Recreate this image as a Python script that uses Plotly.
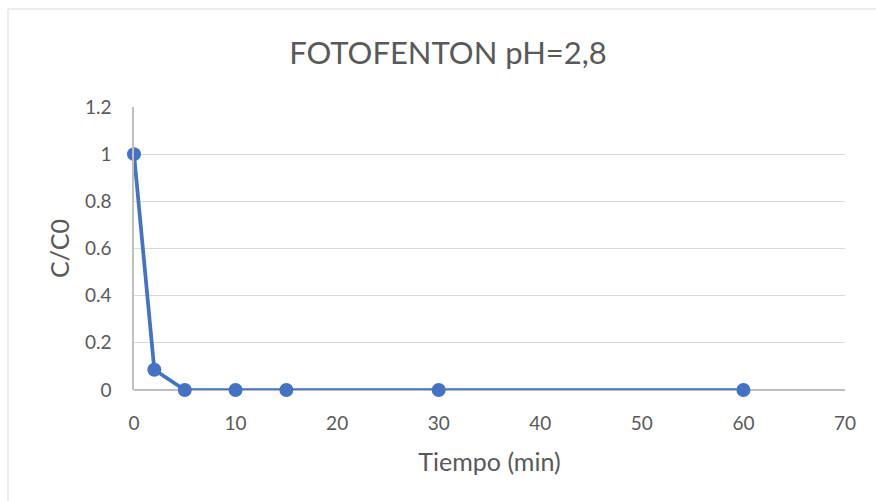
import plotly.graph_objects as go

tiempo = [0, 2, 5, 10, 15, 30, 60]
c_c0 = [1.0, 0.086, 0.0, 0.0, 0.0, 0.0, 0.0]
x_ticks = [0, 10, 20, 30, 40, 50, 60, 70]
y_ticks = [0, 0.2, 0.4, 0.6, 0.8, 1.0, 1.2]
y_tick_labels = ["0", "0.2", "0.4", "0.6", "0.8", "1", "1.2"]

W, H = 876, 501
ml, mr, mt, mb = 134, 31, 107, 111
pw, ph = W - ml - mr, H - mt - mb

fig = go.Figure()
fig.add_trace(go.Scatter(
    x=tiempo, y=c_c0, mode="lines+markers",
    line=dict(color="#4472C4", width=3.75),
    marker=dict(color="#4472C4", size=14),
    cliponaxis=False,
    showlegend=False,
))

font_fam = "Lato, Noto Sans, sans-serif"
fig.update_layout(
    width=W, height=H,
    margin=dict(l=ml, r=mr, t=mt, b=mb),
    paper_bgcolor="white", plot_bgcolor="white",
    font=dict(family=font_fam, color="#595959", size=19),
    title=dict(text="FOTOFENTON pH=2,8", x=(448 / W), xanchor="center",
               y=1 - 53 / H, yanchor="middle",
               font=dict(size=31, color="#595959", family=font_fam)),
    xaxis=dict(range=[0, 70], tickvals=x_ticks, showgrid=False,
               zeroline=False, showline=False, ticks="",
               ticklabelstandoff=20,
               title=dict(text="Tiempo (min)", font=dict(size=25), standoff=20)),
    yaxis=dict(range=[0, 1.2], tickvals=y_ticks, ticktext=y_tick_labels,
               showgrid=True, gridcolor="#d9d9d9", gridwidth=1,
               zeroline=True, zerolinecolor="#bfbfbf", zerolinewidth=1.5,
               showline=True, linecolor="#bfbfbf", linewidth=1.5,
               ticks="", ticklabelstandoff=17,
               title=dict(text="C/C0", font=dict(size=25), standoff=8)),
    shapes=[dict(type="rect", xref="paper", yref="paper",
                 x0=(8 - ml) / pw, x1=2.0, y0=-2.0, y1=(H - mb - 9) / ph,
                 line=dict(color="#d9d9d9", width=1), layer="below")],
)

fig.write_html("out.html")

· · · · · · ·

**What the exercise asks**
Copy out every line of the material above exactly, skipping the pictures.

**Result below**
Recreate this image as a Python script that uses Plotly.
import plotly.graph_objects as go

tiempo = [0, 2, 5, 10, 15, 30, 60]
c_c0 = [1.0, 0.086, 0.0, 0.0, 0.0, 0.0, 0.0]
x_ticks = [0, 10, 20, 30, 40, 50, 60, 70]
y_ticks = [0, 0.2, 0.4, 0.6, 0.8, 1.0, 1.2]
y_tick_labels = ["0", "0.2", "0.4", "0.6", "0.8", "1", "1.2"]

W, H = 876, 501
ml, mr, mt, mb = 134, 31, 107, 111
pw, ph = W - ml - mr, H - mt - mb

fig = go.Figure()
fig.add_trace(go.Scatter(
    x=tiempo, y=c_c0, mode="lines+markers",
    line=dict(color="#4472C4", width=3.75),
    marker=dict(color="#4472C4", size=14),
    cliponaxis=False,
    showlegend=False,
))

font_fam = "Lato, Noto Sans, sans-serif"
fig.update_layout(
    width=W, height=H,
    margin=dict(l=ml, r=mr, t=mt, b=mb),
    paper_bgcolor="white", plot_bgcolor="white",
    font=dict(family=font_fam, color="#595959", size=19),
    title=dict(text="FOTOFENTON pH=2,8", x=(448 / W), xanchor="center",
               y=1 - 53 / H, yanchor="middle",
               font=dict(size=31, color="#595959", family=font_fam)),
    xaxis=dict(range=[0, 70], tickvals=x_ticks, showgrid=False,
               zeroline=False, showline=False, ticks="",
               ticklabelstandoff=20,
               title=dict(text="Tiempo (min)", font=dict(size=25), standoff=20)),
    yaxis=dict(range=[0, 1.2], tickvals=y_ticks, ticktext=y_tick_labels,
               showgrid=True, gridcolor="#d9d9d9", gridwidth=1,
               zeroline=True, zerolinecolor="#bfbfbf", zerolinewidth=1.5,
               showline=True, linecolor="#bfbfbf", linewidth=1.5,
               ticks="", ticklabelstandoff=17,
               title=dict(text="C/C0", font=dict(size=25), standoff=8)),
    shapes=[dict(type="rect", xref="paper", yref="paper",
                 x0=(8 - ml) / pw, x1=2.0, y0=-2.0, y1=(H - mb - 9) / ph,
                 line=dict(color="#d9d9d9", width=1), layer="below")],
)

fig.write_html("out.html")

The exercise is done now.